Asian Stocks Erase Gain on China Factory, Australian CPI 

Markets-Japan-Stocks

Asian stocks erased gains after Chinese manufacturing data signaled persisting weakness in the world’s second-largest economy and Australia’s inflation rose less than expected.

China Overseas Land & Investment Ltd., the largest mainland developer traded in Hong Kong, sank 3.7 percent, leading declines on the Hang Seng Index. China Mobile Ltd. fell 2.5 percent after the world’s biggest phone company posted its third straight drop in quarterly profit. Resona Holdings Inc. climbed 3.5 percent after Greenlight Capital Inc., a hedge fund run by David Einhorn, said it bought shares in the Japanese lender.

The MSCI Asia Pacific Index was little changed at 138.61 as of 12:46 p.m. in Tokyo, erasing gains of as much as 0.6 percent. The preliminary Purchasing Managers’ Index from HSBC Holdings Plc and Markit Economics was 48.3 in April, matching the median estimate of analysts surveyed by Bloomberg News. While that was higher than the final March figure of 48, the reading remains below the level of 50 that is the dividing line between expansion and contraction.

“Asian indices are coming off their highs as Chinese manufacturing data continue to contract,” Desmond Chua, a Singapore-based strategist at CMC Markets said by phone. “It seems China’s 7.5 percent GDP growth target is too optimistic at this stage.”

China’s Shanghai Composite Index (SHCOMP) lost 0.5 percent, while the Hang Seng China Enterprises Index of mainland stocks traded in Hong Kong declined 1.1 percent. The city’s benchmark Hang Seng Index dropped 0.7 percent.

Premier Li Keqiang last week said China isn’t considering “strong” stimulus, and reiterated that economic growth a bit higher or lower than 7.5 percent is within a reasonable range. The government yesterday lowered reserve ratios at some rural lenders.

Chinese GDP

There are “now expectations that the target of 7.5 percent Chinese GDP growth for this year might be the top end of guidance,” Tony Farnham, an economist at Patersons Securities Ltd. in Perth, said by phone. “The actual growth number may be a little below that.”

South Korea’s Kospi index and Taiwan’s Taiex index both lost 0.2 percent. Singapore’s Straits Times Index slipped 0.7 percent, retreating from a 10-month high. Japan’s Topix index rose 0.5 percent and New Zealand’s NZX 50 Index gained 0.6 percent.

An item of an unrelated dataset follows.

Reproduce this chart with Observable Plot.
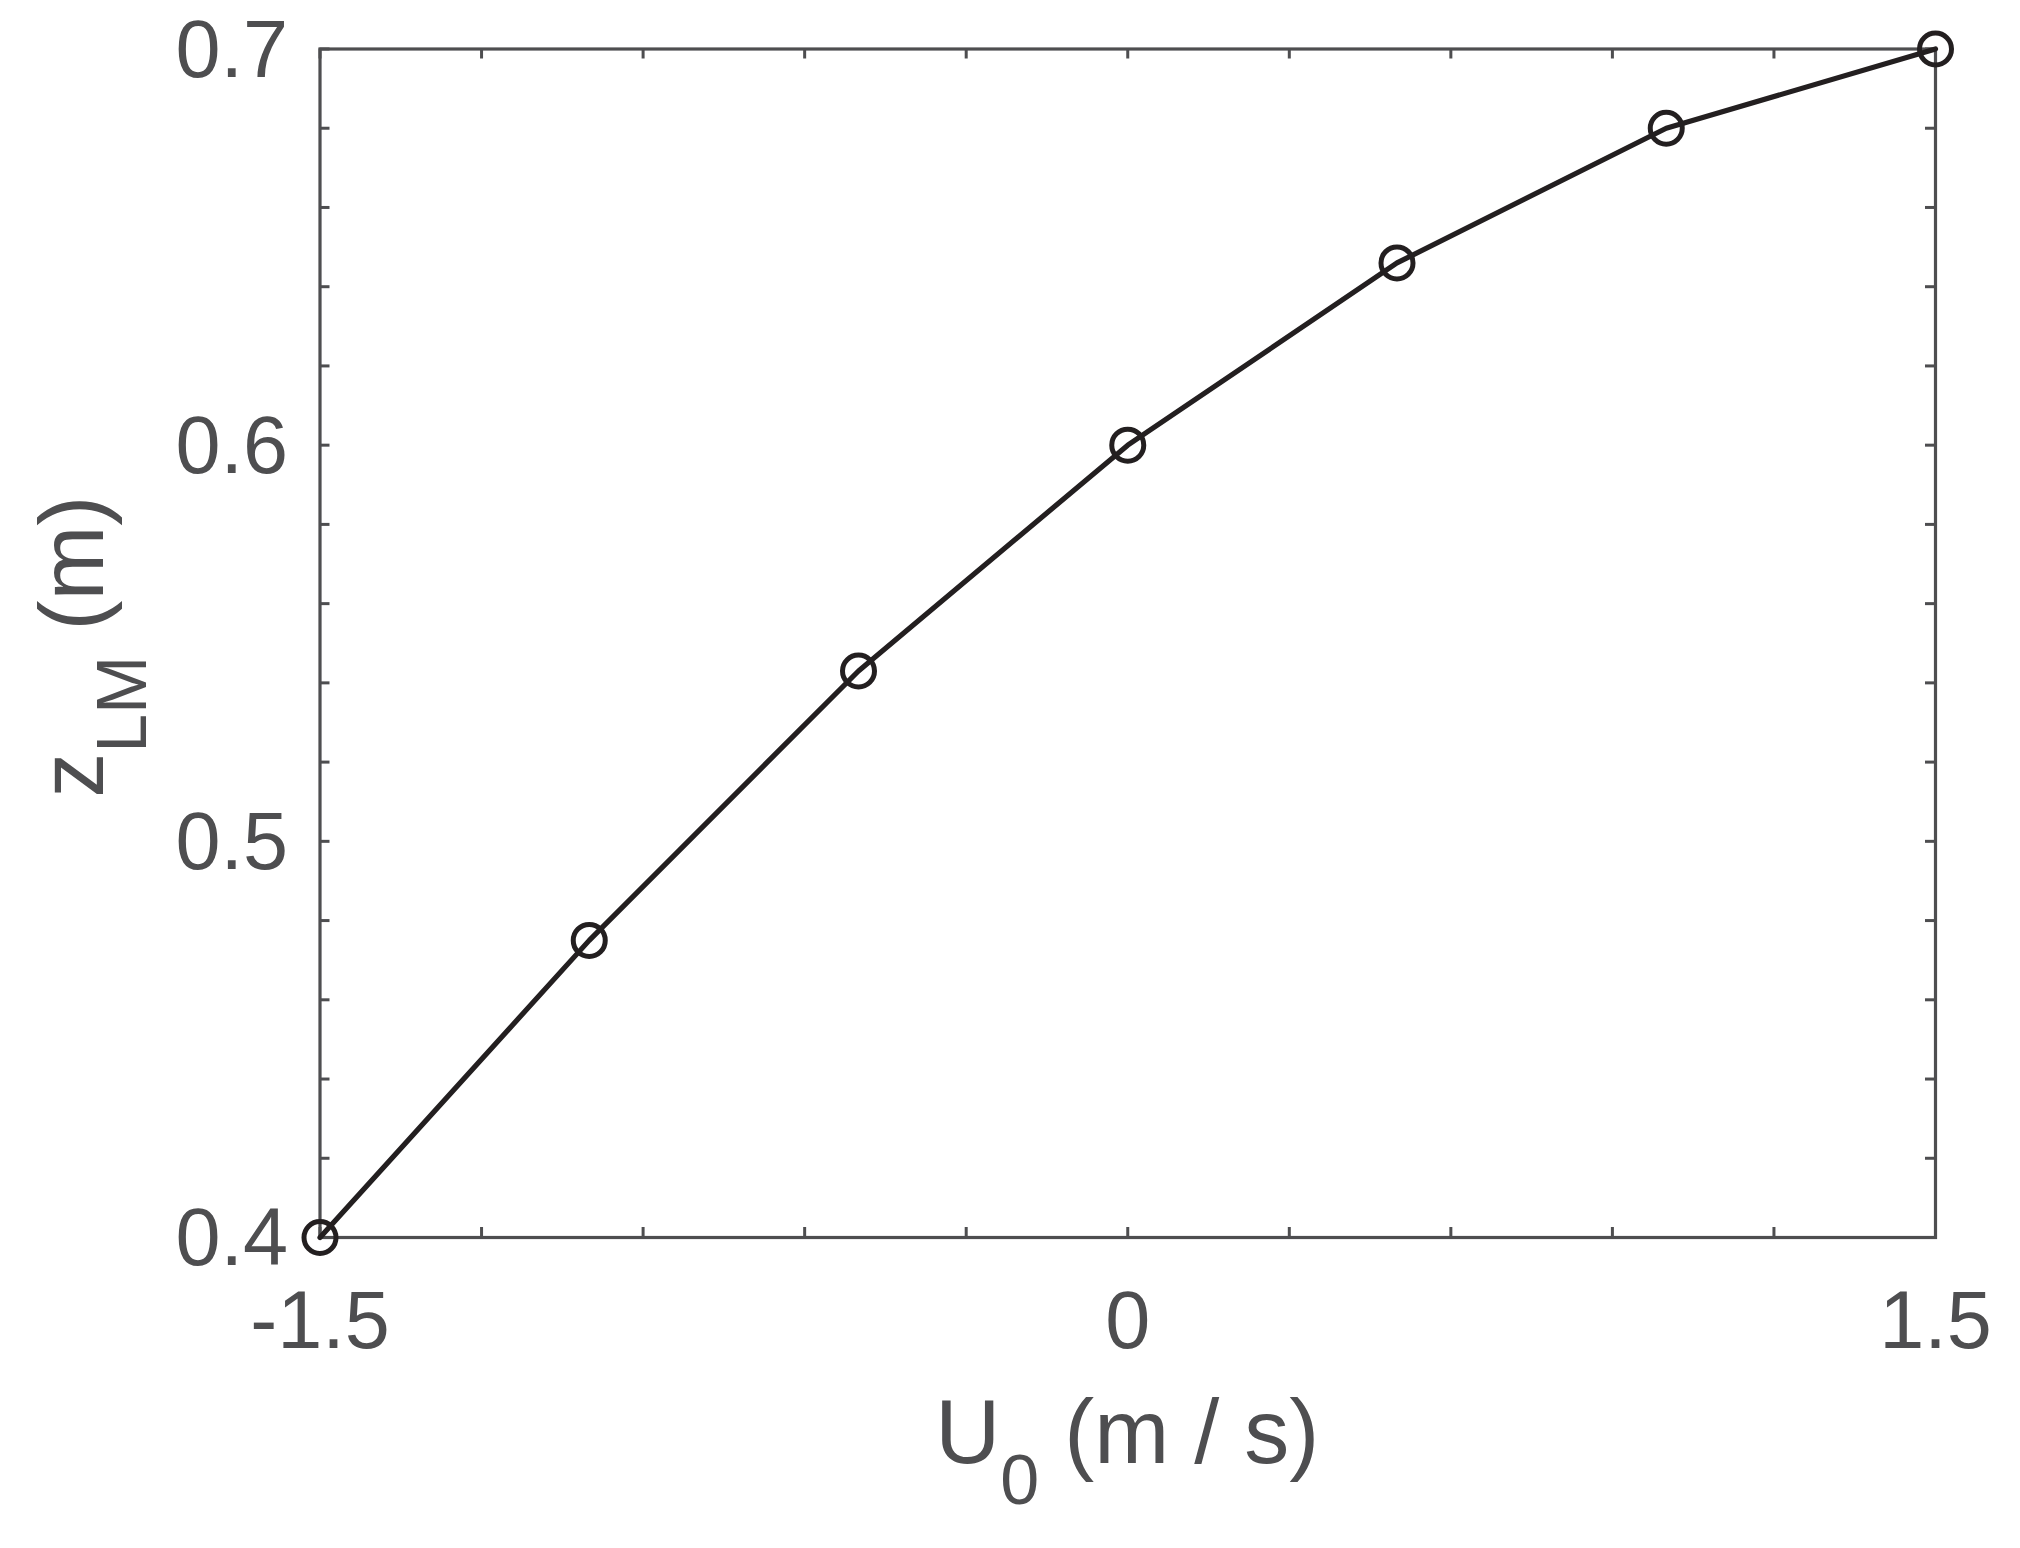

Australia’s S&P/ASX 200 Index climbed 0.6 percent. The nation’s core consumer prices gained less than economists forecast last quarter, allowing the central bank to extend a period of steady interest rates. The trimmed mean gauge of core prices rose 0.5 percent from the previous quarter, the Bureau of Statistics said in Sydney today, compared with the median forecast of 25 economists for a 0.7 percent gain.

Relative Value

The MSCI Asia Pacific Index yesterday traded at 12.6 times estimated earnings compared with 16.1 for the Standard & Poor’s 500 Index, according to data compiled by Bloomberg.

Futures on the S&P 500 were little changed today. The U.S. equity gauge climbed 0.4 percent yesterday, rising for a sixth day as health-care shares surged amid a $45.7 billion bid for Allergan Inc. and earnings from companies including Netflix Inc. and Harley-Davidson Inc. topped estimates.